# The little things can hurt you



## boman47k

"If you have never made a mistake, you haven't done much"

Amen to that! I am very lucky to still have all my fingers. Git scars to prove it. Got one finger that I am still not convinced is rounded exactly like should be on the tip. (bandsaw)
Also, I have learned the hard way to never raise a table saw blade higer than I absolutely have to. I should say I normally know better, but it was just one those small tasks that need done. I was building a window stool. Reached over the pice of work to turn it or something. Bam! Felt like a baseball bat hit my thumb. I admit I dreaded looking at it. Luckily, it just need a few stitches. If the blade had been properly set, would not have been near as bad, may not have even happened. So yes, do be careful at ALL times when using power tools.

P.S. For on thing, I should have been using a push stick for this work.


----------



## fgabriel09

I was weedeating once and had a sizeable chuck of brush hit my eyelid...I had just linked or else I would not be a happy camper! You can't be too careful with things like that. :thumbsup:


----------



## McGaw

At age fifteen you think you know everything, well i had just bought a new compressor i was trying out the nailer after supper and "knew" the hose wasn't connected to the compressor. pushed the safety up with my thumb and pulled the trigger looked down and theres a 2" nail through it. Went into my Mom who thought I was kidding, rushed to the hospital, and there wasn't any blood, as a nurse she was positive it was through the bone, so after six hours I had to go and have surgery to have it removed.

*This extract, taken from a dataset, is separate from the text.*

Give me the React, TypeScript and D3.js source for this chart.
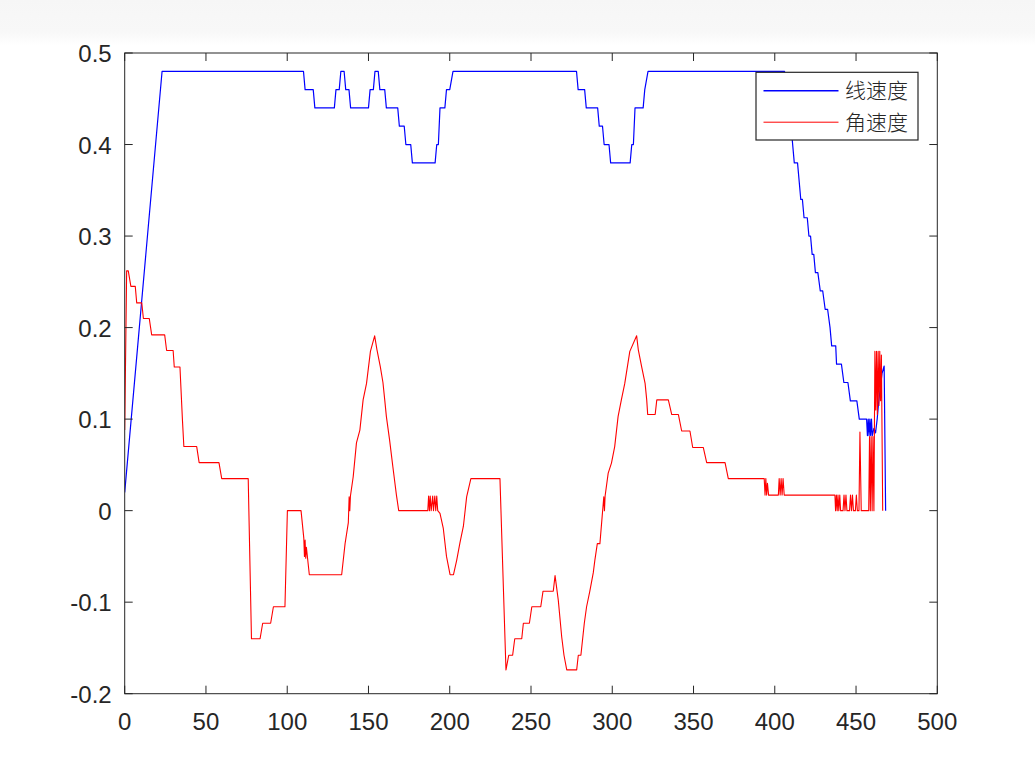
import React from 'react'
import * as d3 from 'd3'

// x = sample index, y = value
const linearSpeed: [number, number][] = [
  [0, 0.02], [23, 0.48], [110, 0.48], [111, 0.46], [116, 0.46], [117, 0.44], [129, 0.44],
  [130, 0.46], [132, 0.46], [133, 0.48], [135, 0.48], [136, 0.46], [138, 0.46], [139, 0.44],
  [150, 0.44], [151, 0.46], [153, 0.46], [154, 0.48], [156, 0.48], [157, 0.46], [160, 0.46],
  [161, 0.44], [168, 0.44], [169, 0.42], [172, 0.42], [173, 0.4], [176, 0.4], [177, 0.38],
  [191, 0.38], [192, 0.4], [193, 0.4], [194, 0.44], [197, 0.44], [198, 0.46], [200, 0.46],
  [202, 0.48], [278, 0.48], [279, 0.46], [283, 0.46], [284, 0.44], [291, 0.44], [292, 0.42],
  [294, 0.42], [295, 0.4], [298, 0.4], [299, 0.38], [311, 0.38], [312, 0.4], [313, 0.4],
  [314, 0.44], [319, 0.44], [320, 0.46], [322, 0.48], [406, 0.48], [408, 0.44], [410, 0.42],
  [412, 0.38], [414, 0.38], [416, 0.34], [417, 0.34], [418, 0.32], [420, 0.32], [421, 0.3],
  [422, 0.3], [423, 0.28], [424, 0.28], [425, 0.26], [426.5, 0.26], [428, 0.24], [429.5, 0.24],
  [431, 0.22], [432.5, 0.22], [434, 0.2], [435, 0.18], [437.5, 0.18], [438, 0.16], [441, 0.16],
  [442.5, 0.14], [445, 0.14], [446.5, 0.12], [450.5, 0.12], [452, 0.1], [456.5, 0.1],
  [457, 0.082], [457.5, 0.1], [458, 0.082], [458.5, 0.1], [459, 0.082], [459.5, 0.1],
  [460, 0.082], [461, 0.09], [462, 0.085], [463, 0.1], [464, 0.12], [465, 0.135], [466, 0.15],
  [467.3, 0.158], [468.2, 0],
]

const angularSpeed: [number, number][] = [
  [0, 0.088], [1.2, 0.262], [2.2, 0.262], [3.8, 0.245], [6.5, 0.245], [7.4, 0.227], [10.5, 0.227],
  [11.5, 0.21], [15.1, 0.21], [16.6, 0.192], [24.6, 0.192], [25.8, 0.175], [29.8, 0.175],
  [30.5, 0.157], [34, 0.157], [35.5, 0.1], [36.4, 0.07], [44.3, 0.07], [45.8, 0.0525],
  [58, 0.0525], [59.7, 0.035], [76, 0.035], [78, -0.14], [83.3, -0.14], [84.9, -0.123],
  [89.8, -0.123], [91.5, -0.105], [98.6, -0.105], [100.1, 0], [108.5, 0], [110.2, -0.03],
  [110.6, -0.05], [111, -0.032], [111.4, -0.052], [111.8, -0.04], [113.6, -0.07], [133.5, -0.07],
  [135.6, -0.036], [137.6, -0.013], [138.1, 0.015], [138.5, 0.0], [138.9, 0.016], [140.6, 0.037],
  [142.6, 0.074], [144.7, 0.088], [146.7, 0.121], [148.8, 0.139], [151.2, 0.174], [153.8, 0.191],
  [155.2, 0.176], [157.3, 0.157], [158.9, 0.14], [160, 0.121], [161, 0.103], [163, 0.077],
  [165, 0.048], [167.2, 0.017], [168.6, 0], [186.5, 0], [187, 0.016], [187.5, 0], [188, 0.016],
  [188.6, 0], [189.5, 0.016], [190, 0], [190.8, 0.016], [191.4, 0], [192, 0.016], [192.6, 0],
  [194, -0.003], [196, -0.019], [198, -0.05], [200.2, -0.07], [202.3, -0.07], [204.3, -0.054],
  [206.3, -0.035], [208.4, -0.017], [210.4, 0.015], [213, 0.035], [230.9, 0.035], [234.6, -0.174],
  [236.3, -0.158], [238.7, -0.158], [240, -0.14], [244.3, -0.14], [245.3, -0.123], [249, -0.123],
  [250.5, -0.105], [256, -0.105], [257.4, -0.088], [263.7, -0.088], [264.8, -0.071],
  [266.8, -0.098], [268.9, -0.138], [270.3, -0.158], [272, -0.174], [278.1, -0.174],
  [279.1, -0.158], [280.7, -0.158], [282.8, -0.123], [284.2, -0.105], [286.2, -0.088],
  [288.3, -0.068], [289.3, -0.054], [290.8, -0.036], [292.4, -0.036], [293.8, -0.006],
  [294.8, 0.015], [295.2, 0], [295.6, 0.016], [297.5, 0.041], [299.5, 0.052], [301.5, 0.07],
  [303.6, 0.103], [305.6, 0.121], [307.7, 0.139], [310.8, 0.174], [315, 0.191], [316, 0.176],
  [318.1, 0.157], [320.2, 0.139], [321.2, 0.121], [321.8, 0.105], [326.4, 0.105], [327.4, 0.121],
  [334.5, 0.121], [336.6, 0.105], [340.7, 0.105], [342.7, 0.087], [347.8, 0.087], [349.5, 0.069],
  [356, 0.069], [358.1, 0.0525], [369.4, 0.0525], [371.4, 0.035], [393.5, 0.035], [394, 0.017],
  [394.5, 0.035], [395, 0.017], [395.5, 0.03], [396.2, 0.017], [402.2, 0.017], [402.7, 0.035],
  [403.3, 0.017], [403.9, 0.035], [404.5, 0.017], [405.1, 0.035], [405.8, 0.017], [437, 0.017],
  [437.4, 0], [437.9, 0.017], [438.4, 0], [438.9, 0.017], [439.4, 0], [440, 0.017], [440.5, 0],
  [442, 0], [442.6, 0.017], [443.2, 0], [443.8, 0.017], [444.4, 0], [446, 0], [446.6, 0.017],
  [447.2, 0], [447.8, 0.017], [448.4, 0], [449.6, 0], [450.2, 0.017], [450.8, 0], [451.8, 0],
  [452.4, 0.086], [453.2, 0], [457.8, 0], [458.3, 0.081], [458.8, 0], [459.3, 0.081], [459.9, 0],
  [460.4, 0.081], [461, 0], [461.6, 0.174], [462.1, 0.11], [462.6, 0.174], [463.1, 0.105],
  [463.6, 0.174], [464.1, 0.115], [464.6, 0.174], [465.1, 0.12], [465.6, 0.17], [466.4, 0],
]

const xTicks = [0, 50, 100, 150, 200, 250, 300, 350, 400, 450, 500]
const yTicks = [-0.2, -0.1, 0, 0.1, 0.2, 0.3, 0.4, 0.5]
const yTickLabels = ['-0.2', '-0.1', '0', '0.1', '0.2', '0.3', '0.4', '0.5']
const seriesNames = ['线速度', '角速度']
const seriesColors = ['#0000ff', '#ff0000']

const W = 1035
const H = 779
const axisColor = '#262626'

export default function App() {
  const x = d3.scaleLinear().domain([0, 500]).range([124.7, 937.3])
  const y = d3.scaleLinear().domain([-0.2, 0.5]).range([693.7, 53])
  const [x0, x1] = x.range()
  const [y0, y1] = y.range()

  const line = d3
    .line<[number, number]>()
    .x((d) => x(d[0]))
    .y((d) => y(d[1]))

  const tickLen = 8
  const font = '"Liberation Sans", Arial, Helvetica, sans-serif'

  return (
    <svg
      width={W}
      height={H}
      style={{ position: 'absolute', left: 0, top: 0, background: '#fff' }}
    >
      <defs>
        <linearGradient id="topStrip" x1="0" y1="0" x2="0" y2="1">
          <stop offset="0" stopColor="#f6f6f6" />
          <stop offset="0.7" stopColor="#f8f8f8" />
          <stop offset="1" stopColor="#ffffff" />
        </linearGradient>
        <clipPath id="plotArea">
          <rect x={x0} y={y1} width={x1 - x0} height={y0 - y1} />
        </clipPath>
      </defs>
      <rect x={0} y={0} width={W} height={H} fill="#fff" />
      <rect x={0} y={0} width={W} height={46} fill="url(#topStrip)" />

      <g clipPath="url(#plotArea)">
        <path
          d={line(linearSpeed) ?? ''}
          fill="none"
          stroke={seriesColors[0]}
          strokeWidth={1.2}
          strokeLinejoin="round"
        />
        <path
          d={line(angularSpeed) ?? ''}
          fill="none"
          stroke={seriesColors[1]}
          strokeWidth={1.1}
          strokeLinejoin="round"
        />
      </g>

      {/* axes box and ticks */}
      <rect x={x0} y={y1} width={x1 - x0} height={y0 - y1} fill="none" stroke={axisColor} strokeWidth={1} />
      {xTicks.map((t) => (
        <g key={'x' + t}>
          <line x1={x(t)} x2={x(t)} y1={y0} y2={y0 - tickLen} stroke={axisColor} />
          <line x1={x(t)} x2={x(t)} y1={y1} y2={y1 + tickLen} stroke={axisColor} />
          <text
            x={x(t)}
            y={y0 + 36.5}
            textAnchor="middle"
            fontFamily={font}
            fontSize={24}
            fill={axisColor}
          >
            {t}
          </text>
        </g>
      ))}
      {yTicks.map((t, i) => (
        <g key={'y' + t}>
          <line x1={x0} x2={x0 + tickLen} y1={y(t)} y2={y(t)} stroke={axisColor} />
          <line x1={x1} x2={x1 - tickLen} y1={y(t)} y2={y(t)} stroke={axisColor} />
          <text
            x={x0 - 13}
            y={y(t) + 9}
            textAnchor="end"
            fontFamily={font}
            fontSize={24}
            fill={axisColor}
          >
            {yTickLabels[i]}
          </text>
        </g>
      ))}

      {/* legend */}
      <g>
        <rect x={756} y={72.3} width={162} height={67.7} fill="#fff" stroke={axisColor} strokeWidth={1.2} />
        {seriesNames.map((name, i) => (
          <g key={name}>
            <line
              x1={763.5}
              x2={838.5}
              y1={90.7 + i * 31.5}
              y2={90.7 + i * 31.5}
              stroke={seriesColors[i]}
              strokeWidth={i === 0 ? 1.4 : 1}
            />
            <text
              x={845}
              y={90.7 + i * 31.5 + 7.5}
              fontFamily='"Noto Sans CJK SC", sans-serif'
              fontSize={21}
              fontWeight={300}
              fill={axisColor}
            >
              {name}
            </text>
          </g>
        ))}
      </g>
    </svg>
  )
}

Long story short, my thumb is paralized, o and I also missed 2 weeks of football, lol. ALWAYS make sure you disconnect hoses when not in use, and never mess around thinking your invincible.


----------



## End Grain

I wear a Victorinox Swiss Army Officers watch with the heavy metal bracelet on the job and have been for years. I know, it's a fairly expensive watch to wear for work but despite all the scratches, it's been my best bud over the years and through thick and thin.

One time, I was closing down my Werner version of the Little Giant ladder from it's highest stepladder position and very stupidly - no other way to describe this - pulled the first locking pin and then put my hand in over the rung with my wrist directly in line with the rung above so that I could change hands and pull the other lock pin. Naturally, this let the top section of the ladder come down freely and wham! the rung with the weight of the top section crushed down on my wrist bending it over and down. I thought I had broken it for sure. But, because my watch and the metal bracelet were so well made, they absorbed the brunt of the impact, held back most of the weight and force and although the pins in the watch bent and the bracelet eventually snapped out, I got just a bad bruise and a few scrapes on my wrist.

You can be sure that I'm much more careful now whenever I use that ladder.


----------



## perpetual98

Several years ago I was working with my friend who modifies metal electrical boxes. Using a jigsaw to cut through steel always irritated me because of all the little pieces of metal that would fly up and actually burn my lips because they were so hot. It got to the point that I would wear a full face shield over my safety goggles. Don't ask me how it happened, but one time a smokin' hot tiny piece of metal made it's way past the face shield, past the goggles to melt right into my eyeball. Of course we usually worked weekends so it was a trip to the emergency room the next day when my wife couldn't handle how red and irritated my eye was. They had to use a little dental pick looking thing to get the piece out of my eyeball, but since it was metal, it had started to rust. I had to then go to an eye doctor a couple days later and they used what I would call a tiny Dremel to grind the rust from my eyeball and then the eye just heals from there. 

Ended up costing me close to $1000. Needless to say, I don't help him much any more since he didn't offer to help me pay my medical bills. lol


----------



## 220/221

> I admit I dreaded looking at it.


I do that a LOT. Ignorance is bliss.

I just grab it quickly/tightly, wrap it up with electrical tape and deal with it later. 

It is generally not as bad as I thought.


----------



## mt232

*Top Dead Center*

Did you know that when you are trying to pull a nail out with a crowbar you should move your body, not just your arms?
My father-in-law was working with me and couldn't get a large rusty nail out....he's hates the thought that I can do anything he cannot, even though I am 18 years younger, 4 inches taller, about 60 pounds heavier and much more active. Well I forgot to move my whole body and the nail gave suddenly.........I have a dent that marks top dead center in my forehead and got a concussion, 6 stitches and a plaque from my father-in-law.


----------



## jogr

mt232,

It's a great thing to work with your FIL. Great bonding experience. I learned a lot from mine and wish he was still with us. Your FIL will no doubt raz you about your head thumpin but be sure to enjoy every minute of it. Time flies too fast and someday you won't be able to share those experiences with him.


----------



## provideurself

Yes for me safety is the first step on the workroom. Yah some simple things can really hurt a lot.


----------



## rsmith1024

One thing I always stress to my kids, and anyone I work with in general for that matter, is balance. No matter what you are doing, make sure you have yourself in a stable position and your not tipping or rocking around. 

When I was 14 I was helping my old man put up some siding on our second story. I was messing around on the latter to try and get one of the "tricky spots," well I slipped and fell 10 feet onto my back and to top it off the momentum smashed my hand through a window (it was not pretty!). 

So lesson learned, take your time and stay in balance!


----------